===== Information supplied =====

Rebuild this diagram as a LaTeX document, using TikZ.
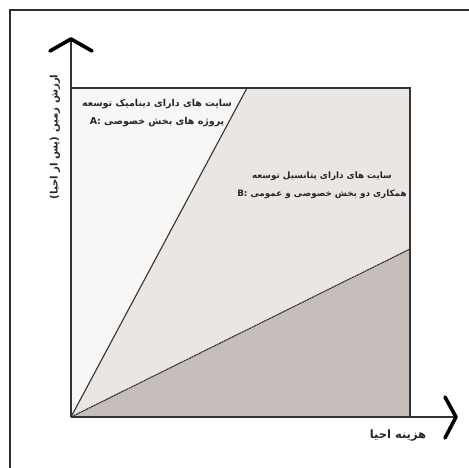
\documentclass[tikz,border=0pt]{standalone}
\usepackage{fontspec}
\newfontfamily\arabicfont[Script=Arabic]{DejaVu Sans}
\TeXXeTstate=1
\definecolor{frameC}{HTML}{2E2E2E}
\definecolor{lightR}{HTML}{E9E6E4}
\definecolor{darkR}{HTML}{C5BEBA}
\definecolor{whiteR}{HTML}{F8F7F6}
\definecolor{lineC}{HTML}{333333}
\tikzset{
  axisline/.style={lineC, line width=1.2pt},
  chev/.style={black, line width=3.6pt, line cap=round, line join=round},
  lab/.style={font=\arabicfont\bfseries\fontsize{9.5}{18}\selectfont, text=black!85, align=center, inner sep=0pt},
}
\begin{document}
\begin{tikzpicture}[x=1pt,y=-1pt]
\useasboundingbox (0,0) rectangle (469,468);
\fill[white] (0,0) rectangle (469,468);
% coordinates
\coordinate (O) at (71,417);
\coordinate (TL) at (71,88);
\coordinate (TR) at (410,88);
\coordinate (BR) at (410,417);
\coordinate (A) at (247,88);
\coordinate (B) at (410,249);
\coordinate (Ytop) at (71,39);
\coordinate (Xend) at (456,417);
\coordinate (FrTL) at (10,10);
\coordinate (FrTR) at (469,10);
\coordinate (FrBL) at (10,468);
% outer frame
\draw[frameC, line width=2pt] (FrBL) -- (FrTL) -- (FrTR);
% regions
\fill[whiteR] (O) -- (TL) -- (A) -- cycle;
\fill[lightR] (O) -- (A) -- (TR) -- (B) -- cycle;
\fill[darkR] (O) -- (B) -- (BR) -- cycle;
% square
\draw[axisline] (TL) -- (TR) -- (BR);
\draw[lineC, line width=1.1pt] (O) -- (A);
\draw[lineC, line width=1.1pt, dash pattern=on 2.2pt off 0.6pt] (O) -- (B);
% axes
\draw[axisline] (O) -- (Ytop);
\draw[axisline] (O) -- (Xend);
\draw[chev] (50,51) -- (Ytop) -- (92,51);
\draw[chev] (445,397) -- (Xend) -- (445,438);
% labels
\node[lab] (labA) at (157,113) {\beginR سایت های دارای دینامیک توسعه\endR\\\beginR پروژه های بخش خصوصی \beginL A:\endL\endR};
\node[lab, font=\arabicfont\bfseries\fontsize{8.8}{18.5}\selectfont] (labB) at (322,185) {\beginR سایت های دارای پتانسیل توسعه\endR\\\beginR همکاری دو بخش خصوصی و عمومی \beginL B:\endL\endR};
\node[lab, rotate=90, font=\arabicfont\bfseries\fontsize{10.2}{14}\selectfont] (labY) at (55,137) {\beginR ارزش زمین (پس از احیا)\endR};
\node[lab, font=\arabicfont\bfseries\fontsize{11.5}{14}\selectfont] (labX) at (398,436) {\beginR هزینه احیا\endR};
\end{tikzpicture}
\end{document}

=====

*Written problem:*
Set down the material exactly, every line of it, except for the pictures.

*Exercise output:*
Rebuild this diagram as a LaTeX document, using TikZ.
\documentclass[tikz,border=0pt]{standalone}
\usepackage{fontspec}
\newfontfamily\arabicfont[Script=Arabic]{DejaVu Sans}
\TeXXeTstate=1
\definecolor{frameC}{HTML}{2E2E2E}
\definecolor{lightR}{HTML}{E9E6E4}
\definecolor{darkR}{HTML}{C5BEBA}
\definecolor{whiteR}{HTML}{F8F7F6}
\definecolor{lineC}{HTML}{333333}
\tikzset{
  axisline/.style={lineC, line width=1.2pt},
  chev/.style={black, line width=3.6pt, line cap=round, line join=round},
  lab/.style={font=\arabicfont\bfseries\fontsize{9.5}{18}\selectfont, text=black!85, align=center, inner sep=0pt},
}
\begin{document}
\begin{tikzpicture}[x=1pt,y=-1pt]
\useasboundingbox (0,0) rectangle (469,468);
\fill[white] (0,0) rectangle (469,468);
% coordinates
\coordinate (O) at (71,417);
\coordinate (TL) at (71,88);
\coordinate (TR) at (410,88);
\coordinate (BR) at (410,417);
\coordinate (A) at (247,88);
\coordinate (B) at (410,249);
\coordinate (Ytop) at (71,39);
\coordinate (Xend) at (456,417);
\coordinate (FrTL) at (10,10);
\coordinate (FrTR) at (469,10);
\coordinate (FrBL) at (10,468);
% outer frame
\draw[frameC, line width=2pt] (FrBL) -- (FrTL) -- (FrTR);
% regions
\fill[whiteR] (O) -- (TL) -- (A) -- cycle;
\fill[lightR] (O) -- (A) -- (TR) -- (B) -- cycle;
\fill[darkR] (O) -- (B) -- (BR) -- cycle;
% square
\draw[axisline] (TL) -- (TR) -- (BR);
\draw[lineC, line width=1.1pt] (O) -- (A);
\draw[lineC, line width=1.1pt, dash pattern=on 2.2pt off 0.6pt] (O) -- (B);
% axes
\draw[axisline] (O) -- (Ytop);
\draw[axisline] (O) -- (Xend);
\draw[chev] (50,51) -- (Ytop) -- (92,51);
\draw[chev] (445,397) -- (Xend) -- (445,438);
% labels
\node[lab] (labA) at (157,113) {\beginR سایت های دارای دینامیک توسعه\endR\\\beginR پروژه های بخش خصوصی \beginL A:\endL\endR};
\node[lab, font=\arabicfont\bfseries\fontsize{8.8}{18.5}\selectfont] (labB) at (322,185) {\beginR سایت های دارای پتانسیل توسعه\endR\\\beginR همکاری دو بخش خصوصی و عمومی \beginL B:\endL\endR};
\node[lab, rotate=90, font=\arabicfont\bfseries\fontsize{10.2}{14}\selectfont] (labY) at (55,137) {\beginR ارزش زمین (پس از احیا)\endR};
\node[lab, font=\arabicfont\bfseries\fontsize{11.5}{14}\selectfont] (labX) at (398,436) {\beginR هزینه احیا\endR};
\end{tikzpicture}
\end{document}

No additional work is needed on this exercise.